## start Input data
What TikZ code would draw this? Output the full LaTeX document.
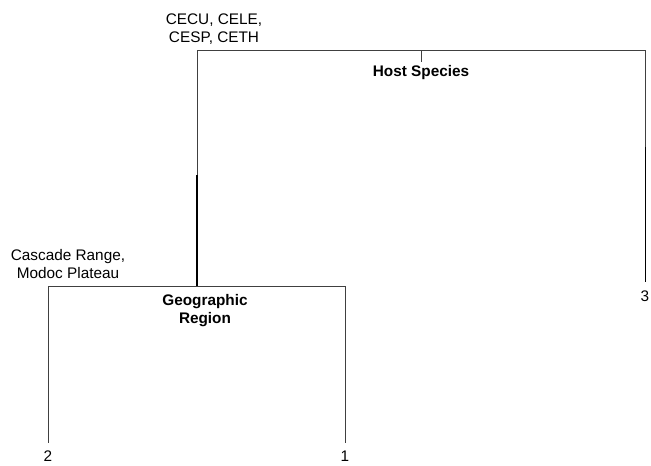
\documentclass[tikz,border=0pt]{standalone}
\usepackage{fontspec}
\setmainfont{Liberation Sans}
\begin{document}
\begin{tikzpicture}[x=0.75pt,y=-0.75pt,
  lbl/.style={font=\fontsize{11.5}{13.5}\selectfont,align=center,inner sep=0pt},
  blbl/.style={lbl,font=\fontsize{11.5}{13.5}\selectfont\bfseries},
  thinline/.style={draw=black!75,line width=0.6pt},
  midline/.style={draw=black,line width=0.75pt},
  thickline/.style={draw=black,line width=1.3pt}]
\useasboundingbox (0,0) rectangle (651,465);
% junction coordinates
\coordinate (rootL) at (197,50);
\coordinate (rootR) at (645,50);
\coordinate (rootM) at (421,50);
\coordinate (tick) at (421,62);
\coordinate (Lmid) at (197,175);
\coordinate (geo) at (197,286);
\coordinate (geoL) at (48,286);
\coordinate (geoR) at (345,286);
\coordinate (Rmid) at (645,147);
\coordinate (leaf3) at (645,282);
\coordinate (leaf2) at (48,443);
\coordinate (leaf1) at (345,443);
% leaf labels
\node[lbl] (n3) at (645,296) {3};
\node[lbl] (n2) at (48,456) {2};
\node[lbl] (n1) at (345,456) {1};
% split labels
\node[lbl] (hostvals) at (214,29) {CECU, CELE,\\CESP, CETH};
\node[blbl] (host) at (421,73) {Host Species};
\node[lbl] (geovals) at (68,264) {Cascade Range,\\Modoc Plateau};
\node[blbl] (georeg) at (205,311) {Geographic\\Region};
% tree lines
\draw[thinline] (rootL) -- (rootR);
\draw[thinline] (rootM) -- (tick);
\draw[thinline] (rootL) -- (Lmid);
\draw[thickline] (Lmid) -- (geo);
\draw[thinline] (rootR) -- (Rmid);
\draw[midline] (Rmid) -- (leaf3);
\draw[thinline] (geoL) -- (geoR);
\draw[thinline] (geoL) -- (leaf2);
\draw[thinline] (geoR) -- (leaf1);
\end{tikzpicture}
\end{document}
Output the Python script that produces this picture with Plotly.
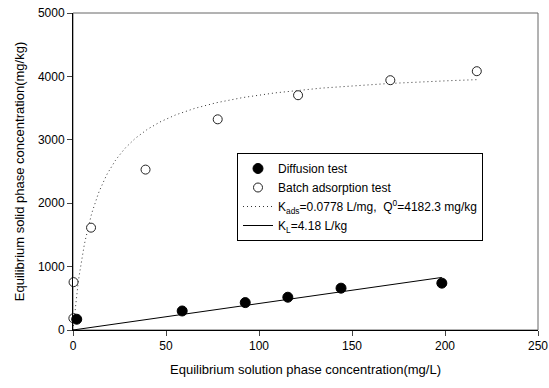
## end Input data
Request:
Omit any images, then output the listing exactly.

Answer to the task:
What TikZ code would draw this? Output the full LaTeX document.
\documentclass[tikz,border=0pt]{standalone}
\usepackage{fontspec}
\setmainfont{Liberation Sans}
\begin{document}
\begin{tikzpicture}[x=0.75pt,y=-0.75pt,
  lbl/.style={font=\fontsize{11.5}{13.5}\selectfont,align=center,inner sep=0pt},
  blbl/.style={lbl,font=\fontsize{11.5}{13.5}\selectfont\bfseries},
  thinline/.style={draw=black!75,line width=0.6pt},
  midline/.style={draw=black,line width=0.75pt},
  thickline/.style={draw=black,line width=1.3pt}]
\useasboundingbox (0,0) rectangle (651,465);
% junction coordinates
\coordinate (rootL) at (197,50);
\coordinate (rootR) at (645,50);
\coordinate (rootM) at (421,50);
\coordinate (tick) at (421,62);
\coordinate (Lmid) at (197,175);
\coordinate (geo) at (197,286);
\coordinate (geoL) at (48,286);
\coordinate (geoR) at (345,286);
\coordinate (Rmid) at (645,147);
\coordinate (leaf3) at (645,282);
\coordinate (leaf2) at (48,443);
\coordinate (leaf1) at (345,443);
% leaf labels
\node[lbl] (n3) at (645,296) {3};
\node[lbl] (n2) at (48,456) {2};
\node[lbl] (n1) at (345,456) {1};
% split labels
\node[lbl] (hostvals) at (214,29) {CECU, CELE,\\CESP, CETH};
\node[blbl] (host) at (421,73) {Host Species};
\node[lbl] (geovals) at (68,264) {Cascade Range,\\Modoc Plateau};
\node[blbl] (georeg) at (205,311) {Geographic\\Region};
% tree lines
\draw[thinline] (rootL) -- (rootR);
\draw[thinline] (rootM) -- (tick);
\draw[thinline] (rootL) -- (Lmid);
\draw[thickline] (Lmid) -- (geo);
\draw[thinline] (rootR) -- (Rmid);
\draw[midline] (Rmid) -- (leaf3);
\draw[thinline] (geoL) -- (geoR);
\draw[thinline] (geoL) -- (leaf2);
\draw[thinline] (geoR) -- (leaf1);
\end{tikzpicture}
\end{document}
Output the Python script that produces this picture with Plotly.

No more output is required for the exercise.